Imagine I have a network, and in this network I have $n$ nodes of interest.
I calculated the average shortest path (asp) between these nodes.
I want to see if they are statistically significantly close to each other.
Therefore I select $n$ nodes from the network randomly, and work out the average shortest path length. I repeat this 1000 times, so I have my asp for my nodes of interest
a vector of 1000 asps for randomly selected nodes
Question: How can I compare the two? Just count how many times the asp of my nodes interest < randomly selected nodes? And then divide by 1000 to get a p.value?
Or should I compare the asp of the nodes of interest with the vector of 1000 random asps using e.g. t.test or Wilcoxon rank sum?
I think you should make a bootstrapped confidence interval.
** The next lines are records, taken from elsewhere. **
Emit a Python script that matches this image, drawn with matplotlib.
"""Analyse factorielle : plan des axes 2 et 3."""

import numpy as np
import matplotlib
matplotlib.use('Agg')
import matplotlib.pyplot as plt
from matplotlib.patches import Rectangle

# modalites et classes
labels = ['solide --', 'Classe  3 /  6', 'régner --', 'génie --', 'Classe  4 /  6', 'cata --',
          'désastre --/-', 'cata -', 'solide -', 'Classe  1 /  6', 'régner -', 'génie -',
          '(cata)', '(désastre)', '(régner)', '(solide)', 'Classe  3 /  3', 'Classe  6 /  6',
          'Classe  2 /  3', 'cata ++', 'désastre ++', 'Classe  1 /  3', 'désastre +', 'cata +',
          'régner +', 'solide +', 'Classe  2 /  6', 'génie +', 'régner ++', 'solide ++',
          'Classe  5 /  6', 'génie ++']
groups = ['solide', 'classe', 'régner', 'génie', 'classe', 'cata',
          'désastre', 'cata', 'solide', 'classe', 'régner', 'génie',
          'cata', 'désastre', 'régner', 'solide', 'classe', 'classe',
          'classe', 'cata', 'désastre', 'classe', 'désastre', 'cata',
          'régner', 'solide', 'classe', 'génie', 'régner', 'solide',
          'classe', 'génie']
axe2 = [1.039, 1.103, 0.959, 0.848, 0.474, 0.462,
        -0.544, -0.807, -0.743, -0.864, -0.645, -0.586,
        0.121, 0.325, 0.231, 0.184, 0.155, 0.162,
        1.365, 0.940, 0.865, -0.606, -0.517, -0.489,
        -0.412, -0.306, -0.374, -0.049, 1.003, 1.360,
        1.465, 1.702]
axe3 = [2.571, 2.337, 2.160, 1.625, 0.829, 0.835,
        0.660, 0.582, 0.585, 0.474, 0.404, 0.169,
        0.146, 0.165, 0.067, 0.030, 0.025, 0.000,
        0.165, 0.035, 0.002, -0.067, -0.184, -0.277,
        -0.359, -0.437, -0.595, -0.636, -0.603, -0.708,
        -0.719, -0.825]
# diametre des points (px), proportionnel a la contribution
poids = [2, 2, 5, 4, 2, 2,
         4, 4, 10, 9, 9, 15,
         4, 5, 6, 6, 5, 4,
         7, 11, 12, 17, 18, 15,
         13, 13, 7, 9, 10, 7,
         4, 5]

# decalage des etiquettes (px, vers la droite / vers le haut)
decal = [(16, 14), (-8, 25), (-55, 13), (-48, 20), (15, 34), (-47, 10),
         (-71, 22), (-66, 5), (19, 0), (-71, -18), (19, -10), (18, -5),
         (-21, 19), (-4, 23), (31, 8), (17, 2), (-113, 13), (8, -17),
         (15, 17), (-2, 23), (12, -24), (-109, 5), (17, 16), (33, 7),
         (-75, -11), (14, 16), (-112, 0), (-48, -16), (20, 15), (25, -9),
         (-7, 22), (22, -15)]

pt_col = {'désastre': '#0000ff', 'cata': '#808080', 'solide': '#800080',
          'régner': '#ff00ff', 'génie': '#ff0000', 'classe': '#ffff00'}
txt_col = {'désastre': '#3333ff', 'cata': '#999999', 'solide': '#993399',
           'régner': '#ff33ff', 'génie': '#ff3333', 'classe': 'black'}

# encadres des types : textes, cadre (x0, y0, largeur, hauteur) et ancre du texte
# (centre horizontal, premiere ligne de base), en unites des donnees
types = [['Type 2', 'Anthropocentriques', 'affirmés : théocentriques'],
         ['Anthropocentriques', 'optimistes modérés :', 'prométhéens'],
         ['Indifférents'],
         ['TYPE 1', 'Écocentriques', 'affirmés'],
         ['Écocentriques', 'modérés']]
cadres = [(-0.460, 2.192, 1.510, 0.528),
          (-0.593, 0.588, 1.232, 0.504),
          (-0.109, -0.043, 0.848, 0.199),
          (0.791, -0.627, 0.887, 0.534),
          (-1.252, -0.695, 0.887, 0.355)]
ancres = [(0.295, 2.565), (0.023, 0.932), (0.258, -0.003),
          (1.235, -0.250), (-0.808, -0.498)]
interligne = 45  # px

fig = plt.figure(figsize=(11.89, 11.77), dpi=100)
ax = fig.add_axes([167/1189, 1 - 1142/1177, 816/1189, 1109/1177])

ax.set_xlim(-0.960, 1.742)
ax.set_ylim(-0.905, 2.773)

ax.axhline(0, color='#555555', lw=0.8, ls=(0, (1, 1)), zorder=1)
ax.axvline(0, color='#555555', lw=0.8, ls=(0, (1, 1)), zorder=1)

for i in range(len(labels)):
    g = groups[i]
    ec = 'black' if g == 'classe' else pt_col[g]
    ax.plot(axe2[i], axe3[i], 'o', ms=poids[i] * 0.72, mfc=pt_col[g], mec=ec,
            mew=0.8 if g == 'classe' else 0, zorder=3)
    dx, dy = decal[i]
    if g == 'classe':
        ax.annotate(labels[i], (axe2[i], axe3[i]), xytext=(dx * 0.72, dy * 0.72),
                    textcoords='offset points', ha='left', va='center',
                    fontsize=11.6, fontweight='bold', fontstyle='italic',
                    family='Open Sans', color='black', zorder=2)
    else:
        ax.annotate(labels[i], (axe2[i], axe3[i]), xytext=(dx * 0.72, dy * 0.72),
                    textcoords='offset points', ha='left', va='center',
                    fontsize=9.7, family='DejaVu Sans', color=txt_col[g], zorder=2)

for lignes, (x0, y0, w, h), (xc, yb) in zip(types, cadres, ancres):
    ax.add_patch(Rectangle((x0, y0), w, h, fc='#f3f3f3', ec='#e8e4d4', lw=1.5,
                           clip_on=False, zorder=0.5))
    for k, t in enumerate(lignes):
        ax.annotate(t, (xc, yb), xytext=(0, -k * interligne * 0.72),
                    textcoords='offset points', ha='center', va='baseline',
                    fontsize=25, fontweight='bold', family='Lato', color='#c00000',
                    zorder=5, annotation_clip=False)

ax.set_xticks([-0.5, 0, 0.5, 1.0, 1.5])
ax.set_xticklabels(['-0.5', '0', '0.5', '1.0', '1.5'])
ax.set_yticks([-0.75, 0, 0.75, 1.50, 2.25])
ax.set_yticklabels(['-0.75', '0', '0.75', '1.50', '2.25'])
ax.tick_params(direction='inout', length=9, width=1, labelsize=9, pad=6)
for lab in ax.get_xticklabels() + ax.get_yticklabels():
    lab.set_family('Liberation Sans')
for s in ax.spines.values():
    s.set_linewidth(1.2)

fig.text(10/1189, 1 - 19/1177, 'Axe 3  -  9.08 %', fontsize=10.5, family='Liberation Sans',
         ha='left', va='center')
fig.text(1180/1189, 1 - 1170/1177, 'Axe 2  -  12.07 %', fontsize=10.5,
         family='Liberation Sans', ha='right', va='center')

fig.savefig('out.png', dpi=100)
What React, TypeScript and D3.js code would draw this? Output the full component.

Rank your 1000 randomly sampled asp distances. Your CI is from the 25th smallest to the 25th largest interval. If the asp for your n nodes of interest lies outside of the interval, then the asp for your n nodes is significantly different from that expected from a random selection of n nodes.
Alternatively, if you want a rough p-value, rank your asp of interest among the 1000 randomly sampled asps. If it is above the median, divide it's rank by 500. If it's below the median, subtract it's rank from 500, and divide the result by 500. The resulting number is your p-value.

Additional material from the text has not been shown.